Dealings in Deltic shares on AIM are expected to be suspended from 7:30 a.m. on the next Business day (D+1), with the Scheme becoming effective on that D+1 business day once the Court Order has been delivered to the Registrar of Companies. Cancellation of the admission to trading of Deltic shares on AIM is anticipated at 7:00 a.m. on D+2 business days. The Long Stop Date — the latest date by which the Scheme may become effective — is stated as 11:59 p.m. on 31 December 2026, with an option to extend if agreed by NEO NEXT+ and Deltic, with Panel and Court consent. Cash consideration due under the Scheme is expected to be despatched within 14 days of the Effective Date.
Roles of Financial and Legal Advisers to Deltic Energy and NEO NEXT+
Allenby Capital Limited is acting as Rule 3 Adviser, Nominated Adviser, and Financial Adviser to Deltic Energy in connection with the acquisition. Allenby Capital is authorised and regulated by the Financial Conduct Authority in the United Kingdom. The announcement makes clear that Allenby Capital's duties and responsibilities run solely to Deltic, and that neither Allenby Capital nor any of its subsidiaries or affiliates accepts any duty or responsibility to any person who is not a client of Allenby Capital in connection with the announcement or the acquisition.
Peel Hunt LLP is acting as Financial Adviser exclusively to NEO NEXT+ and is similarly authorised and regulated by the FCA. DAC Beachcroft LLP is serving as legal adviser to Deltic, while Pinsent Masons LLP is acting in that capacity for NEO NEXT+. Camarco is named as PR Adviser to NEO NEXT+. The person responsible for arranging the release of the announcement on behalf of Deltic is identified as Andrew Nunn, Chief Executive Officer. Contact details for both Deltic and NEO NEXT+ are provided in the announcement for investor and media enquiries.

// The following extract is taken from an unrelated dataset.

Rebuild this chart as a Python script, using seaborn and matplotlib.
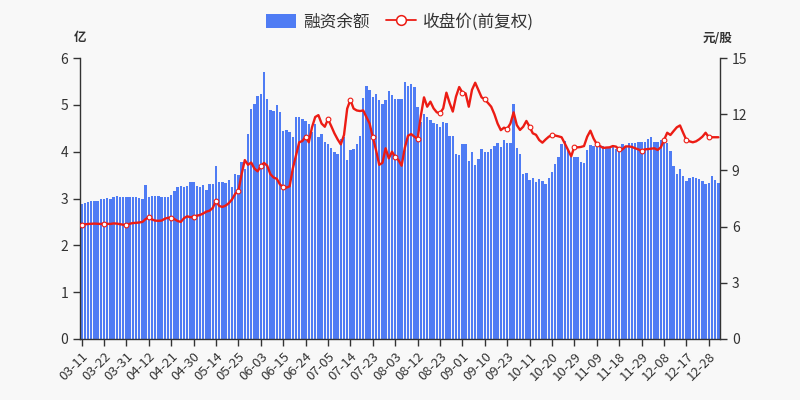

AIM Listing Implications and the Path to Cancellation of Deltic's Shares
As the acquisition moves closer to completion, investors holding Deltic shares on AIM should be aware of the mechanics governing the final stages of the Scheme. The timetable makes clear that trading in Deltic shares will be suspended from the morning following the Court sanction hearing, with full cancellation of the AIM admission following on the second business day after sanction. This sequential process is standard for UK scheme of arrangement transactions and is governed by the relevant AIM Rules as well as the Court's oversight of the Scheme.
Once the Scheme becomes effective, Deltic will cease to be a publicly traded entity on AIM. Cash consideration will be despatched to qualifying shareholders within 14 days of the Effective Date, either by cheque, by crediting of CREST accounts, or by electronic transfer. The announcement did not specify the per-share cash consideration amount within this update; the full terms remain as set out in the Scheme Document. The immediate share price impact of this announcement was not clear from available public information.
Takeover Code Obligations for Holders of Significant Deltic Stakes
The announcement contains standard but important reminders regarding obligations under Rule 8.3 of the Takeover Code. Any person who holds an interest of 1% or more in any class of relevant securities of Deltic Energy must make an Opening Position Disclosure and, if they subsequently deal in those securities, a Dealing Disclosure. Opening Position Disclosures are required no later than 3:30 p.m. on the tenth business day following the commencement of the Offer Period, whilst Dealing Disclosures must be made by 3:30 p.m. on the business day following the relevant dealing.
These obligations apply broadly to any relevant person dealing in Deltic shares during the offer period, regardless of whether they are resident in the United Kingdom. Investors who are uncertain about whether they are required to make such disclosures are directed in the announcement to contact the Panel's Market Surveillance Unit on +44 (0)20 7638 0129. The Takeover Panel's Disclosure Table, available at www.thetakeoverpanel.org.uk, sets out details of the relevant securities and when the offer period commenced.
Overseas Shareholders and US Investor Considerations
The announcement includes detailed provisions regarding overseas shareholders and specific additional disclosures for US investors. Distribution of the announcement in jurisdictions other than the United Kingdom may be restricted by local law, and persons outside the UK are reminded to inform themselves of and observe any applicable restrictions. The Scheme is structured under English company law and is subject to UK Takeover Code procedures, which differ materially from US tender offer and proxy solicitation rules under the Exchange Act.
For US holders of Deltic shares specifically, the announcement notes that it may be difficult to enforce rights under US federal securities laws given that both NEO NEXT+ and Deltic are located in non-US jurisdictions. Financial information in the announcement has been prepared in accordance with UK accounting standards and may not be directly comparable to US GAAP financial statements. The Scheme and the announcement have not been approved, disapproved, or reviewed for accuracy by the US Securities and Exchange Commission or any US state securities regulator.
What Investors Should Monitor as Deltic Approaches the Scheme Effective Date
The passage of both shareholder resolutions with substantial majorities removes a significant element of execution risk from the transaction. However, the deal remains conditional and investors may be watching the NSTA's regulatory review as the next pivotal step. The announcement indicates that whilst notice was provided to the NSTA on 7 May 2026, no timeline has been confirmed for the regulator's decision. Until the NSTA Condition is satisfied, the Court sanction hearing cannot be scheduled and the Effective Date cannot be confirmed.
Should the remaining conditions be satisfied in a timely manner, the indicative timetable suggests that Deltic shareholders could receive their cash consideration within the third quarter of 2026 — subject always to the variables noted in the announcement, including the date of Court sanction and registration of the Court Order. The Long Stop Date of 31 December 2026 provides a backstop, though both parties retain the ability to agree a further extension with appropriate consents. Any material developments, including changes to the expected timetable, will be communicated by Deltic via a Regulatory Information Service announcement and on the company's website.